Les nouveaux arrivants sont donc bien là, mais si les commandes publiques ne sont pas dispatchées correctement par l’Ordre des architectes, ils ne pourront pas travailler et réaliser leurs projets. C’est un métier noble. L’architecture devrait être d’utilité publique. Ne décevons pas ces jeunes.

-Le matériau utilisé pour revêtir la façade du grand théâtre de Rabat a été entièrement créé par les ingénieurs de l’architecte Zaha Hadid. Cela ne fait-il pas courir le risque que l’architecture devienne trop technique ? Auquel cas, le Maroc ne serait-il pas handicapé par rapport aux pays du Nord ?

-Le Maroc ne peut être handicapé nulle part, y compris dans l’architecture. D’ailleurs, parmi l’équipe d’ingénieurs qui ont travaillé aux côtés de Zaha Hadid et tant d’autres grands architectes figurent aussi des Marocains.

L’architecte utilise à la fois l’art et la technique. Aujourd’hui, on ne peut pas ne pas tomber dans le volet technique : les nouveaux éléments, les innovations nous invitent à nous mettre à jour. Il y a tellement de choses nouvelles qui sortent tous les jours ! On ne peut pas faire fi de toutes ces innovations et cela ne signifie pas qu’on doive, en tant qu’architectes, abandonner le volet artistique.

Ces innovations nous permettent simplement de concevoir mieux, de produire mieux et d’offrir aux citoyens une meilleure qualité de vie. Et ceci n’est valable que si toutes les équipes sont professionnalisées. La profession doit être en permanence en éveil face à des techniques nouvelles qui risquent de défigurer et transformer notre patrimoine, comme aujourd’hui certains ministères pensent à l’architecture modulaire.

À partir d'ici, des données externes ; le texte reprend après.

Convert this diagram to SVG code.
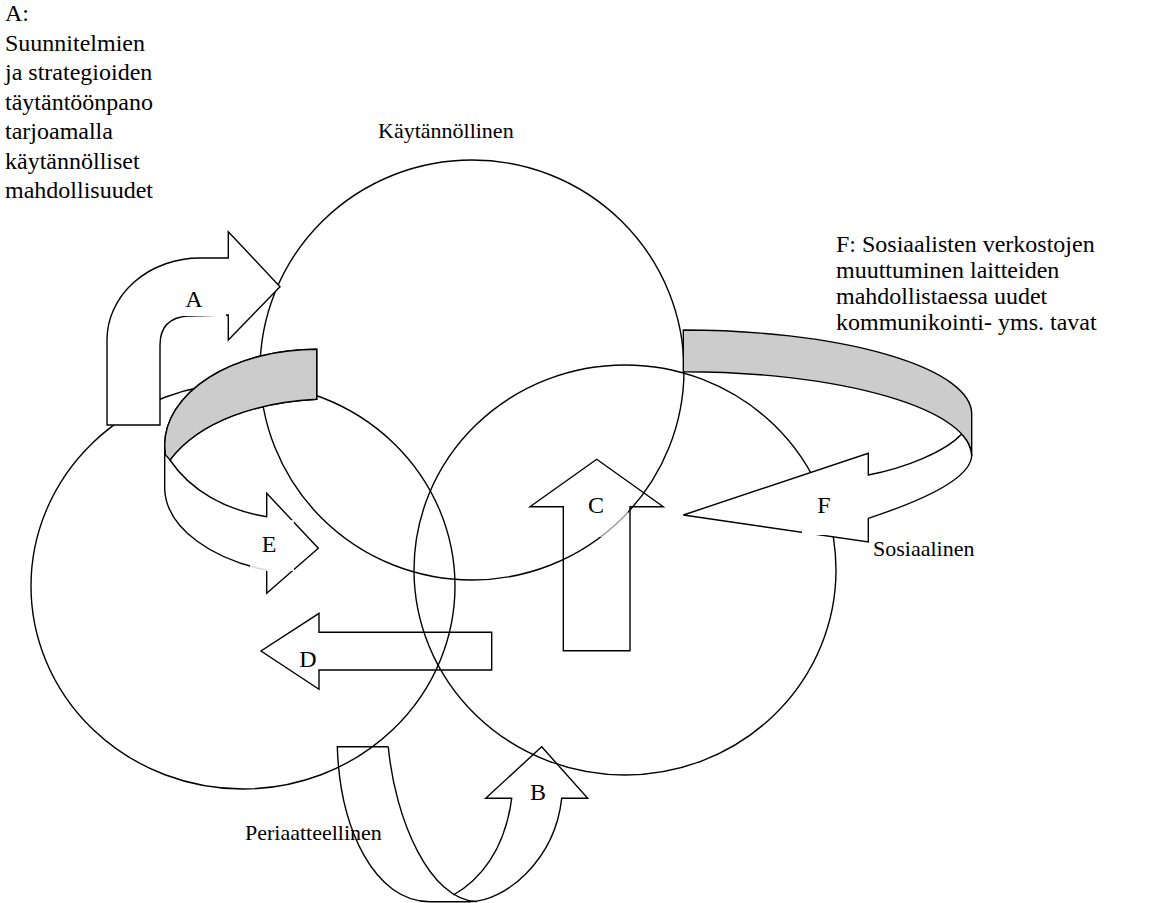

Donc oui aux techniques et aux nouveautés d’intérêt général, mais pas au détriment de nos richesses.

-Enfin, n’utilise-t-on pas trop de béton pour la réalisation des bâtiments ? Les techniques constructives ancestrales marocaines n’ont-elles pas une place à prendre ?

-Nous avons effectivement de très beaux projets réalisés par des confrères qui ont utilisé des techniques nouvelles, mais adaptées à l’art traditionnel marocain.

Nos ancêtres vivaient très bien dans leur maison en pierre et leur chaumière en pisé. Ce sont des matériaux de grande qualité qui donnent une très bonne efficience en termes d’efficacité énergétique, contrairement à beaucoup de matériaux nouveaux. Nous avons au Maroc nos propres matériaux et devons encourager la production locale, qui a évolué avec des techniques de construction plus modernes.

Nous avons également des architectes qui ne touchent pas au béton et réalisent pourtant des espaces de vie de grande qualité. Les compétences locales doivent être encouragées au lieu d’aller les chercher à droite et à gauche.